- _Dataset rows_

============================================================

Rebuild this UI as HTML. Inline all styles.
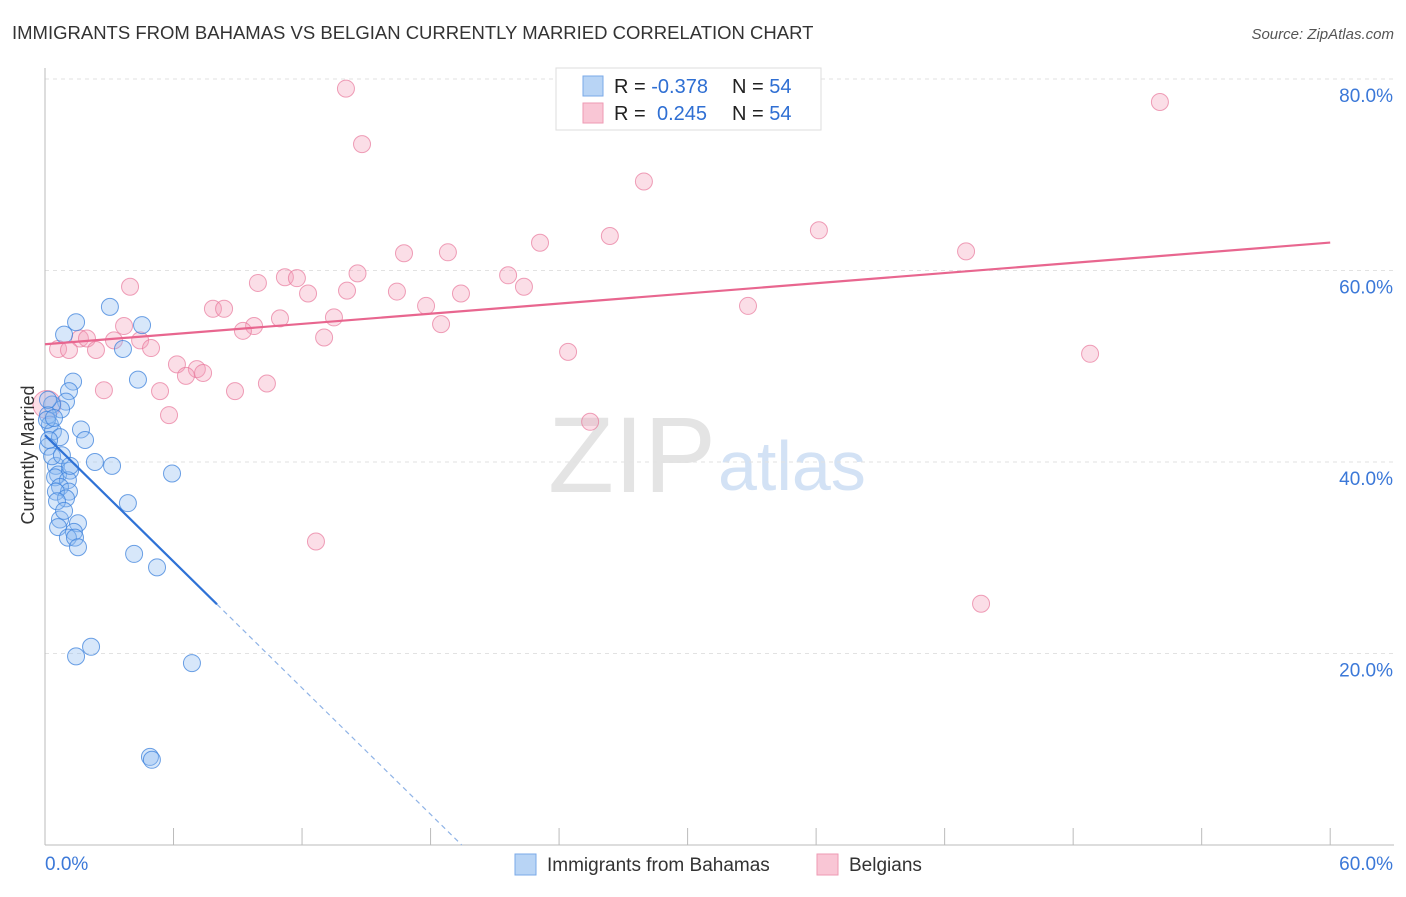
<!DOCTYPE html>
<html><head><meta charset="utf-8"><style>
body{margin:0;background:#fff;font-family:"Liberation Sans",sans-serif;}
svg text{font-family:"Liberation Sans",sans-serif;}
</style></head><body>
<svg id="chart" width="1406" height="892" xmlns="http://www.w3.org/2000/svg">
<text x="12" y="39" font-size="18.5" fill="#333">IMMIGRANTS FROM BAHAMAS VS BELGIAN CURRENTLY MARRIED CORRELATION CHART</text>
<text x="1394" y="39" font-size="15" fill="#555" text-anchor="end" font-style="italic">Source: ZipAtlas.com</text>
<text x="716" y="492" font-size="108" fill="#e4e4e4" text-anchor="end" font-family="Liberation Serif">ZIP</text>
<text x="718" y="490" font-size="70" fill="#d3e2f5">atlas</text>
<g id="grid"></g><g id="axes"></g><g id="pts"></g><g id="lines"></g>
<text x="34" y="455" font-size="18" fill="#333" text-anchor="middle" transform="rotate(-90 34 455)">Currently Married</text>
<g>
<rect x="556" y="68" width="265" height="62" fill="#fff" stroke="#ddd"/>
<rect x="583" y="76" width="20" height="20" fill="#b8d4f5" stroke="#7aaae8"/>
<rect x="583" y="103" width="20" height="20" fill="#f9c6d5" stroke="#ee9ab3"/>
<text x="614" y="93" font-size="20" fill="#222">R = <tspan fill="#2f6fd3">-0.378</tspan><tspan x="732">N = </tspan><tspan fill="#2f6fd3">54</tspan></text>
<text x="614" y="120" font-size="20" fill="#222">R = <tspan x="657" fill="#2f6fd3">0.245</tspan><tspan x="732">N = </tspan><tspan fill="#2f6fd3">54</tspan></text>
</g>
<g>
<rect x="515" y="854" width="21" height="21" fill="#b8d4f5" stroke="#7aaae8"/>
<text x="547" y="871" font-size="19" fill="#333">Immigrants from Bahamas</text>
<rect x="817" y="854" width="21" height="21" fill="#f9c6d5" stroke="#ee9ab3"/>
<text x="849" y="871" font-size="19" fill="#333">Belgians</text>
</g>
</svg>
<script>
const yTicks=[20,40,60,80];
const xTickLabels=["0.0%","60.0%"];
const bahamasX=[0.89,1.45,3.03,4.53,3.64,4.34,1.31,1.12,0.98,0.75,0.33,0.14,0.23,0.37,0.70,1.68,0.14,2.33,3.13,0.51,0.61,1.17,0.47,1.07,0.70,1.12,0.51,0.98,3.87,5.93,0.70,1.54,0.61,1.35,1.07,1.40,1.54,4.16,5.23,2.15,1.45,6.86,4.90,4.99,0.09,0.19,0.33,0.79,1.17,0.56,0.89,0.14,0.42,1.87];
const bahamasY=[53.3,54.6,56.2,54.3,51.8,48.6,48.4,47.4,46.3,45.5,46.0,44.9,43.9,43.2,42.6,43.4,41.6,40.0,39.6,39.6,38.7,39.1,38.4,38.1,37.4,36.9,36.9,36.2,35.7,38.8,34.0,33.6,33.2,32.7,32.1,32.1,31.1,30.4,29.0,20.7,19.7,19.0,9.2,8.9,44.4,42.3,40.6,40.7,39.6,35.9,34.9,46.5,44.6,42.3];
const belgX=[14.05,52.05,14.80,27.96,36.13,26.37,23.11,43.00,18.81,16.76,14.59,21.62,11.20,11.76,9.94,3.97,14.10,16.43,22.36,12.28,19.42,17.79,32.82,7.84,8.36,10.97,13.49,3.69,9.76,18.49,9.24,13.03,1.63,1.96,3.22,4.44,0.61,1.12,2.38,4.95,24.42,48.79,6.16,7.09,7.38,6.58,10.36,2.75,5.37,8.87,5.79,25.45,12.65,43.70,0.09];
const belgY=[79.0,77.6,73.2,69.3,64.2,63.6,62.9,62.0,61.9,61.8,59.7,59.5,59.3,59.2,58.7,58.3,57.9,57.8,58.3,57.6,57.6,56.3,56.3,56.0,56.0,55.0,55.1,54.2,54.2,54.4,53.7,53.0,52.9,52.9,52.7,52.7,51.8,51.7,51.7,51.9,51.5,51.3,50.2,49.7,49.3,49.0,48.2,47.5,47.4,47.4,44.9,44.2,31.7,25.2,46.0];
const bahamasTrend=[42.8,-2.2];const belgTrend=[52.3,0.177];
const X=v=>45+v*21.42, Y=v=>845-v*9.575;
const NS="http://www.w3.org/2000/svg";
function mk(t,a,p){const e=document.createElementNS(NS,t);for(const k in a)e.setAttribute(k,a[k]);p.appendChild(e);return e;}
const grid=document.getElementById('grid'),axes=document.getElementById('axes'),pts=document.getElementById('pts'),lines=document.getElementById('lines');
yTicks.forEach(t=>{const l=mk('line',{x1:45,x2:1394,y1:Y(t),y2:Y(t),stroke:'#e2e2e2','stroke-dasharray':'4,4'},grid);


const tx=mk('text',{x:1393,y:Y(t)+23,'font-size':19,fill:'#3b78d8','text-anchor':'end'},grid);tx.textContent=t.toFixed(1)+'%';

});
const ax=mk('line',{x1:45,x2:1394,y1:845,y2:845,stroke:'#bbb'},axes);


const ay=mk('line',{x1:45,x2:45,y1:68,y2:845,stroke:'#bbb'},axes);


for(let i=0;i<=10;i++){const tk=mk('line',{x1:X(i*6),x2:X(i*6),y1:828,y2:845,stroke:'#bbb'},axes);

}
[[45,'start',0],[1393,'end',1]].forEach(([x,a,i])=>{const t=mk('text',{x:x,y:870,'font-size':19,fill:'#3b78d8','text-anchor':a},axes);t.textContent=xTickLabels[i];

});
belgX.forEach((v,i)=>{const c=mk('circle',{cx:X(v),cy:Y(belgY[i]),r:i==belgX.length-1?14:8.5,fill:'rgba(244,160,185,0.35)',stroke:'rgba(232,120,155,0.7)','stroke-width':1},pts);

});
bahamasX.forEach((v,i)=>{const c=mk('circle',{cx:X(v),cy:Y(bahamasY[i]),r:8.5,fill:'rgba(140,185,240,0.35)',stroke:'rgba(60,130,220,0.75)','stroke-width':1},pts);

});
const pl=mk('line',{x1:X(0),y1:Y(belgTrend[0]),x2:X(60),y2:Y(belgTrend[0]+60*belgTrend[1]),stroke:'#e8668f','stroke-width':2.2},lines);


const xe=8.03, xz=-bahamasTrend[0]/bahamasTrend[1];
const bl=mk('line',{x1:X(0),y1:Y(bahamasTrend[0]),x2:X(xe),y2:Y(bahamasTrend[0]+xe*bahamasTrend[1]),stroke:'#2f72d6','stroke-width':2.2},lines);


const bd=mk('line',{x1:X(xe),y1:Y(bahamasTrend[0]+xe*bahamasTrend[1]),x2:X(xz),y2:Y(0),stroke:'#8fb3e6','stroke-width':1.2,'stroke-dasharray':'5,4'},lines);


</script>
</body></html>
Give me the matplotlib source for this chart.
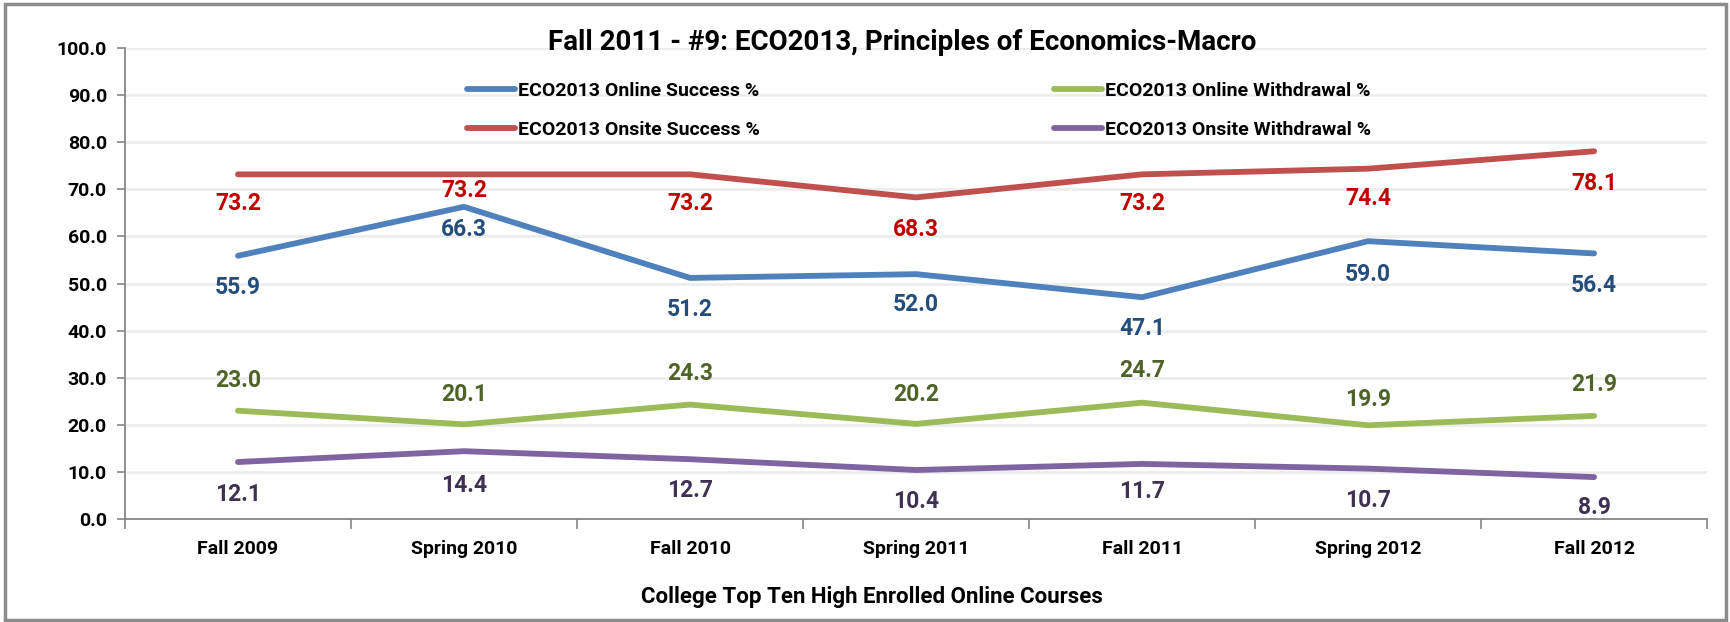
import matplotlib
matplotlib.use('Agg')
import matplotlib.pyplot as plt
from matplotlib.patches import Rectangle

plt.rcParams['font.family'] = ['Roboto', 'DejaVu Sans']
plt.rcParams['font.weight'] = 'bold'

# data
terms = ['Fall 2009', 'Spring 2010', 'Fall 2010', 'Spring 2011',
         'Fall 2011', 'Spring 2012', 'Fall 2012']
online_success = [55.9, 66.3, 51.2, 52.0, 47.1, 59.0, 56.4]
onsite_success = [73.2, 73.2, 73.2, 68.3, 73.2, 74.4, 78.1]
online_withdrawal = [23.0, 20.1, 24.3, 20.2, 24.7, 19.9, 21.9]
onsite_withdrawal = [12.1, 14.4, 12.7, 10.4, 11.7, 10.7, 8.9]
yticks = [0, 10, 20, 30, 40, 50, 60, 70, 80, 90, 100]

# series: (values, label, line colour, label colour, label offsets in data units)
series = [
    (online_success, 'ECO2013 Online Success %', '#4F81BD', '#254D7C',
     [-6.8, -4.9, -6.7, -6.4, -6.6, -7.1, -6.8]),
    (onsite_success, 'ECO2013 Onsite Success %', '#C0504D', '#C00000',
     [-6.2, -3.4, -6.2, -6.9, -6.2, -6.4, -6.9]),
    (online_withdrawal, 'ECO2013 Online Withdrawal %', '#9BBB59', '#4F6228',
     [6.4, 6.3, 6.5, 6.2, 6.8, 5.4, 6.6]),
    (onsite_withdrawal, 'ECO2013 Onsite Withdrawal %', '#8064A2', '#3F3151',
     [-6.9, -7.3, -6.6, -6.6, -5.8, -6.7, -6.5]),
]

fig = plt.figure(figsize=(17.31, 6.22), dpi=100)
ax = fig.add_axes([0.0722, 0.1656, 0.914, 0.757])

x = list(range(len(terms)))
for vals, name, col, lcol, offs in series:
    ax.plot(x, vals, color=col, lw=4.2, solid_capstyle='round',
            solid_joinstyle='round', label=name, zorder=3)
    for xi, v, o in zip(x, vals, offs):
        ax.text(xi, v + o, f'{v:.1f}', color=lcol, fontsize=16.5,
                fontweight='bold', ha='center', va='center', zorder=4)

ax.set_xlim(-0.5, len(terms) - 0.5)
ax.set_ylim(0, 100)
ax.set_yticks(yticks)
ax.set_yticklabels([f'{t:.1f}' for t in yticks], fontsize=14, fontweight='bold')
ax.set_xticks(x)
ax.set_xticklabels(terms, fontsize=14, fontweight='bold')
ax.set_xticks([i + 0.5 for i in range(-1, len(terms))], minor=True)
ax.tick_params(axis='x', which='major', length=0, pad=15)
ax.tick_params(axis='x', which='minor', length=7, color='#868686', width=1.2)
ax.tick_params(axis='y', length=6, color='#868686', width=1.2, pad=7)
ax.grid(axis='y', color='#EDEDED', lw=2, zorder=0)
for s in ['top', 'right']:
    ax.spines[s].set_visible(False)
for s in ['left', 'bottom']:
    ax.spines[s].set_color('#868686')
    ax.spines[s].set_linewidth(1.3)

ax.set_xlabel('College Top Ten High Enrolled Online Courses', fontsize=16,
              fontweight='bold')
ax.xaxis.set_label_coords(0.472, -0.142)

fig.text(0.521, 0.932, 'Fall 2011 - #9: ECO2013, Principles of Economics-Macro',
         fontsize=20, fontweight='bold', ha='center', va='center')

leg = ax.legend(ncol=2, loc='upper left', bbox_to_anchor=(0.205, 0.965),
                frameon=False, fontsize=14, handlelength=2.5,
                handletextpad=0.15, columnspacing=15.1, labelspacing=1.05)
for t in leg.get_texts():
    t.set_fontweight('bold')

fig.patches.append(Rectangle((0.003, 0.004), 0.994, 0.99, transform=fig.transFigure,
                             fill=False, ec='#8C8C8C', lw=2.5))

fig.savefig('out.png', dpi=100)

============================================================

- _Work to be completed_
Copy out the listing above from the line containing "Give me the matplotlib source for this chart." to the line containing "ax = fig.add_axes([0.0722, 0.1656, 0.914, 0.757])", both included, exactly as written and minus the images.

- _Task output_
Give me the matplotlib source for this chart.
import matplotlib
matplotlib.use('Agg')
import matplotlib.pyplot as plt
from matplotlib.patches import Rectangle

plt.rcParams['font.family'] = ['Roboto', 'DejaVu Sans']
plt.rcParams['font.weight'] = 'bold'

# data
terms = ['Fall 2009', 'Spring 2010', 'Fall 2010', 'Spring 2011',
         'Fall 2011', 'Spring 2012', 'Fall 2012']
online_success = [55.9, 66.3, 51.2, 52.0, 47.1, 59.0, 56.4]
onsite_success = [73.2, 73.2, 73.2, 68.3, 73.2, 74.4, 78.1]
online_withdrawal = [23.0, 20.1, 24.3, 20.2, 24.7, 19.9, 21.9]
onsite_withdrawal = [12.1, 14.4, 12.7, 10.4, 11.7, 10.7, 8.9]
yticks = [0, 10, 20, 30, 40, 50, 60, 70, 80, 90, 100]

# series: (values, label, line colour, label colour, label offsets in data units)
series = [
    (online_success, 'ECO2013 Online Success %', '#4F81BD', '#254D7C',
     [-6.8, -4.9, -6.7, -6.4, -6.6, -7.1, -6.8]),
    (onsite_success, 'ECO2013 Onsite Success %', '#C0504D', '#C00000',
     [-6.2, -3.4, -6.2, -6.9, -6.2, -6.4, -6.9]),
    (online_withdrawal, 'ECO2013 Online Withdrawal %', '#9BBB59', '#4F6228',
     [6.4, 6.3, 6.5, 6.2, 6.8, 5.4, 6.6]),
    (onsite_withdrawal, 'ECO2013 Onsite Withdrawal %', '#8064A2', '#3F3151',
     [-6.9, -7.3, -6.6, -6.6, -5.8, -6.7, -6.5]),
]

fig = plt.figure(figsize=(17.31, 6.22), dpi=100)
ax = fig.add_axes([0.0722, 0.1656, 0.914, 0.757])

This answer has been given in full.